Required task ->
Your task is to print, exactly and only, the lines from the start of the entries below through the line with "26.85, 25.55, 24.35];". Include both ends, but skip the pictures.

>>

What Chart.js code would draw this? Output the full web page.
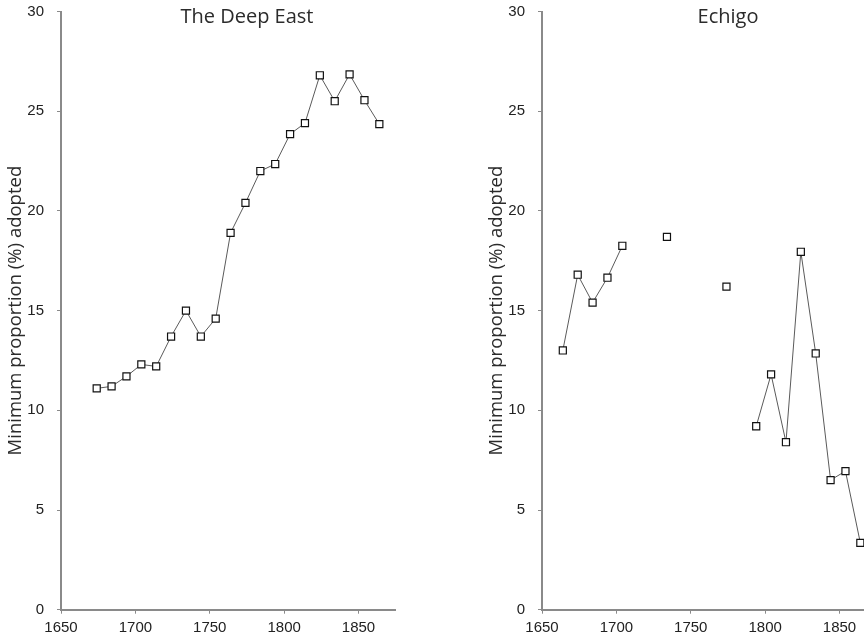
<!DOCTYPE html>
<html>
<head>
<meta charset="utf-8">
<title>Minimum proportion adopted</title>
<script src="https://cdn.jsdelivr.net/npm/chart.js@4.4.1/dist/chart.umd.min.js"></script>
<style>
	html, body { margin: 0; padding: 0; background: #fff; width: 864px; height: 639px; overflow: hidden; }
	.panel { position: absolute; top: 0; width: 432px; height: 639px; }
	#panelEast { left: 0; }
	#panelEchigo { left: 481px; }
</style>
</head>
<body>
<div class="panel" id="panelEast"><canvas id="eastChart"></canvas></div>
<div class="panel" id="panelEchigo"><canvas id="echigoChart"></canvas></div>
<script>
// data
var eastYears = [1674, 1684, 1694, 1704, 1714, 1724, 1734, 1744, 1754, 1764, 1774, 1784, 1794, 1804, 1814, 1824, 1834, 1844, 1854, 1864];
var eastValues = [11.1, 11.2, 11.7, 12.3, 12.2, 13.7, 15.0, 13.7, 14.6, 18.9, 20.4, 22.0, 22.35, 23.85, 24.4, 26.8, 25.5, 26.85, 25.55, 24.35];

var echigoYears = [1664, 1674, 1684, 1694, 1704, 1714, 1724, 1734, 1744, 1754, 1764, 1774, 1784, 1794, 1804, 1814, 1824, 1834, 1844, 1854, 1864];
var echigoValues = [13.0, 16.8, 15.4, 16.65, 18.25, null, null, 18.7, null, null, null, 16.2, null, 9.2, 11.8, 8.4, 17.95, 12.85, 6.5, 6.95, 3.35];

var yearTicks = [1650, 1700, 1750, 1800, 1850];
var valueTicks = [0, 5, 10, 15, 20, 25, 30];

var axisLabel = 'Minimum proportion (%) adopted';

var toPoints = function(years, values) {
	return years.map(function(year, i) {
		return { x: year, y: values[i] };
	});
};

// panel heading drawn inside the plot band, like the original
var panelTitle = {
	id: 'panelTitle',
	afterDraw: function(chart, args, opts) {
		var ctx = chart.ctx;
		ctx.save();
		ctx.font = '20px "Open Sans"';
		ctx.fillStyle = '#2b2b2b';
		ctx.textAlign = 'center';
		ctx.textBaseline = 'alphabetic';
		ctx.fillText(opts.text, opts.x, opts.y);
		ctx.restore();
	}
};

var makePanel = function(canvasId, years, values, title) {
	var ctx = document.getElementById(canvasId);
	return new Chart(ctx, {
		type: 'line',
		data: {
			datasets: [{
				label: title,
				data: toPoints(years, values),
				borderColor: '#5a5a5a',
				borderWidth: 1,
				pointStyle: 'rect',
				pointRadius: 5,
				pointBackgroundColor: '#fff',
				pointBorderColor: '#111',
				pointBorderWidth: 1.2,
				spanGaps: false,
				tension: 0
			}]
		},
		options: {
			responsive: true,
			maintainAspectRatio: false,
			animation: false,
			layout: { padding: { top: 11.5, right: 36.3, bottom: 0, left: 0 } },
			plugins: {
				legend: { display: false },
				tooltip: { enabled: false },
				panelTitle: { text: title, x: 247, y: 23 }
			},
			scales: {
				x: {
					type: 'linear',
					min: 1650,
					max: 1875,
					afterBuildTicks: function(scale) {
						scale.ticks = yearTicks.map(function(v) { return { value: v }; });
					},
					afterFit: function(scale) {
						scale.height = 29.3;
						scale.paddingLeft = 0;
						scale.paddingRight = 0;
					},
					border: { color: '#8a8a8a', width: 2 },
					grid: { drawOnChartArea: false, drawTicks: true, tickLength: 4, color: '#8a8a8a', lineWidth: 1 },
					ticks: {
						padding: 5,
						color: '#222',
						font: { size: 15 },
						maxRotation: 0,
						callback: function(v) { return String(v); }
					}
				},
				y: {
					min: 0,
					max: 30,
					afterBuildTicks: function(scale) {
						scale.ticks = valueTicks.map(function(v) { return { value: v }; });
					},
					afterFit: function(scale) {
						scale.width = 61;
						scale.paddingTop = 0;
						scale.paddingBottom = 0;
					},
					border: { color: '#8a8a8a', width: 2 },
					grid: { drawOnChartArea: false, drawTicks: true, tickLength: 4, color: '#8a8a8a', lineWidth: 1 },
					ticks: {
						padding: 13,
						color: '#222',
						font: { size: 15 },
						callback: function(v) { return String(v); }
					},
					title: {
						display: true,
						text: axisLabel,
						color: '#2b2b2b',
						font: { family: '"Open Sans"', size: 18.5 },
						padding: { top: 5, bottom: 0 }
					}
				}
			}
		},
		plugins: [panelTitle]
	});
};

Chart.defaults.font.family = '"Liberation Sans", Arial, sans-serif';

var eastChart = makePanel('eastChart', eastYears, eastValues, 'The Deep East');
var echigoChart = makePanel('echigoChart', echigoYears, echigoValues, 'Echigo');
</script>
</body>
</html>
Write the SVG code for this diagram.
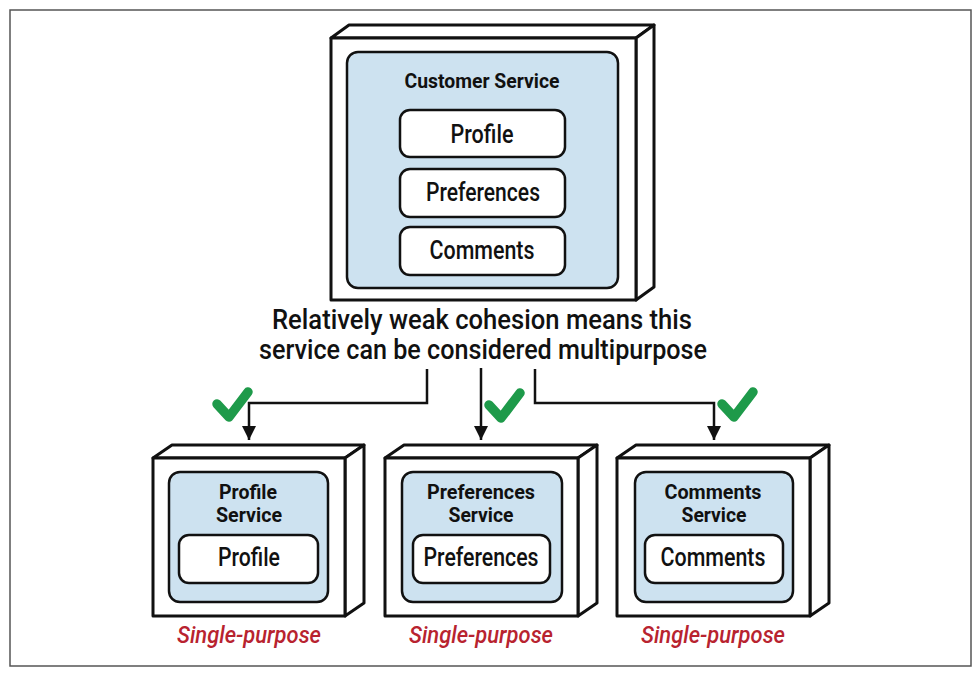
<svg xmlns="http://www.w3.org/2000/svg" width="980" height="677" viewBox="0 0 980 677">
<style>
.frame{fill:#fff;stroke:#555;stroke-width:1.5}
.box{fill:#fff;stroke:#111;stroke-width:3;stroke-linejoin:round}
.inner{fill:#cde2f0;stroke:#111;stroke-width:2.5}
.item{fill:#fff;stroke:#111;stroke-width:2.5}
.title{font-family:Roboto,"Liberation Sans",sans-serif;font-weight:bold;font-size:20px;fill:#111;text-anchor:middle}
.label{font-family:Roboto,"Liberation Sans",sans-serif;font-weight:500;font-size:25px;fill:#111;text-anchor:middle}
.main{font-family:Roboto,"Liberation Sans",sans-serif;font-weight:500;font-size:27px;fill:#111;text-anchor:middle}
.sp{font-family:Roboto,"Liberation Sans",sans-serif;font-style:italic;font-weight:500;font-size:24px;fill:#b8232f;text-anchor:middle}
.wire{fill:none;stroke:#111;stroke-width:2.5}
.check{fill:none;stroke:#1e9a4a;stroke-width:9.5;stroke-linecap:round;stroke-linejoin:round}
</style>
<defs>
<marker id="arr" markerUnits="userSpaceOnUse" markerWidth="16" markerHeight="14" refX="14" refY="7" orient="auto">
<path d="M0,0 L14,7 L0,14 Z" fill="#111"/>
</marker>
</defs>
<rect class="frame" x="10" y="10" width="961" height="656"/>

<g id="customer-service">
<path class="box" d="M331,38 L349,25 L654,25 L636,38 Z"/>
<path class="box" d="M636,38 L654,25 L654,287 L636,300 Z"/>
<rect class="box" x="331" y="38" width="305" height="262"/>
<rect class="inner" x="347" y="52" width="271" height="236" rx="11"/>
<text class="title" x="482" y="88" textLength="155" lengthAdjust="spacingAndGlyphs">Customer Service</text>
<g id="cs-profile"><rect class="item" x="400" y="110" width="165" height="47" rx="10"/>
<text class="label" x="482" y="143" textLength="63" lengthAdjust="spacingAndGlyphs">Profile</text></g>
<g id="cs-preferences"><rect class="item" x="400" y="169" width="165" height="48" rx="10"/>
<text class="label" x="483" y="201" textLength="114" lengthAdjust="spacingAndGlyphs">Preferences</text></g>
<g id="cs-comments"><rect class="item" x="400" y="227" width="165" height="48" rx="10"/>
<text class="label" x="482" y="259" textLength="105" lengthAdjust="spacingAndGlyphs">Comments</text></g>
</g>

<g id="caption">
<text class="main" x="482" y="329" textLength="420" lengthAdjust="spacingAndGlyphs">Relatively weak cohesion means this</text>
<text class="main" x="483" y="359" textLength="448" lengthAdjust="spacingAndGlyphs">service can be considered multipurpose</text>
</g>

<g id="connectors">
<path class="wire" d="M427,369 V403 H249 V440" marker-end="url(#arr)"/>
<path class="wire" d="M481,368 V440" marker-end="url(#arr)"/>
<path class="wire" d="M535,369 V403 H714 V440" marker-end="url(#arr)"/>
</g>

<g id="checks">
<path class="check" d="M217,404 L229,417 L248,392"/>
<path class="check" d="M489,405 L501,418 L520,393"/>
<path class="check" d="M722,404 L734,417 L753,392"/>
</g>

<g id="profile-service">
<path class="box" d="M153,458 L172,445 L364,445 L345,458 Z"/>
<path class="box" d="M345,458 L364,445 L364,603 L345,616 Z"/>
<rect class="box" x="153" y="458" width="192" height="158"/>
<rect class="inner" x="169" y="472" width="159" height="130" rx="11"/>
<text class="title" x="248" y="499" textLength="58" lengthAdjust="spacingAndGlyphs">Profile</text>
<text class="title" x="249" y="522" textLength="66" lengthAdjust="spacingAndGlyphs">Service</text>
<rect class="item" x="179" y="535" width="139" height="48" rx="10"/>
<text class="label" x="249" y="566" textLength="62" lengthAdjust="spacingAndGlyphs">Profile</text>
<text class="sp" x="249" y="643" textLength="144" lengthAdjust="spacingAndGlyphs">Single-purpose</text>
</g>

<g id="preferences-service">
<path class="box" d="M385,458 L404,445 L597,445 L578,458 Z"/>
<path class="box" d="M578,458 L597,445 L597,603 L578,616 Z"/>
<rect class="box" x="385" y="458" width="193" height="158"/>
<rect class="inner" x="402" y="472" width="160" height="130" rx="11"/>
<text class="title" x="481" y="499" textLength="108" lengthAdjust="spacingAndGlyphs">Preferences</text>
<text class="title" x="481" y="522" textLength="65" lengthAdjust="spacingAndGlyphs">Service</text>
<rect class="item" x="413" y="535" width="137" height="48" rx="10"/>
<text class="label" x="481" y="566" textLength="115" lengthAdjust="spacingAndGlyphs">Preferences</text>
<text class="sp" x="481" y="643" textLength="144" lengthAdjust="spacingAndGlyphs">Single-purpose</text>
</g>

<g id="comments-service">
<path class="box" d="M617,458 L636,445 L829,445 L810,458 Z"/>
<path class="box" d="M810,458 L829,445 L829,603 L810,616 Z"/>
<rect class="box" x="617" y="458" width="193" height="158"/>
<rect class="inner" x="635" y="472" width="158" height="130" rx="11"/>
<text class="title" x="713" y="499" textLength="97" lengthAdjust="spacingAndGlyphs">Comments</text>
<text class="title" x="714" y="522" textLength="65" lengthAdjust="spacingAndGlyphs">Service</text>
<rect class="item" x="645" y="535" width="138" height="48" rx="10"/>
<text class="label" x="713" y="566" textLength="105" lengthAdjust="spacingAndGlyphs">Comments</text>
<text class="sp" x="713" y="643" textLength="144" lengthAdjust="spacingAndGlyphs">Single-purpose</text>
</g>
</svg>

<<

Completed task ->
What Chart.js code would draw this? Output the full web page.
<!DOCTYPE html>
<html>
<head>
<meta charset="utf-8">
<title>Minimum proportion adopted</title>
<script src="https://cdn.jsdelivr.net/npm/chart.js@4.4.1/dist/chart.umd.min.js"></script>
<style>
	html, body { margin: 0; padding: 0; background: #fff; width: 864px; height: 639px; overflow: hidden; }
	.panel { position: absolute; top: 0; width: 432px; height: 639px; }
	#panelEast { left: 0; }
	#panelEchigo { left: 481px; }
</style>
</head>
<body>
<div class="panel" id="panelEast"><canvas id="eastChart"></canvas></div>
<div class="panel" id="panelEchigo"><canvas id="echigoChart"></canvas></div>
<script>
// data
var eastYears = [1674, 1684, 1694, 1704, 1714, 1724, 1734, 1744, 1754, 1764, 1774, 1784, 1794, 1804, 1814, 1824, 1834, 1844, 1854, 1864];
var eastValues = [11.1, 11.2, 11.7, 12.3, 12.2, 13.7, 15.0, 13.7, 14.6, 18.9, 20.4, 22.0, 22.35, 23.85, 24.4, 26.8, 25.5, 26.85, 25.55, 24.35];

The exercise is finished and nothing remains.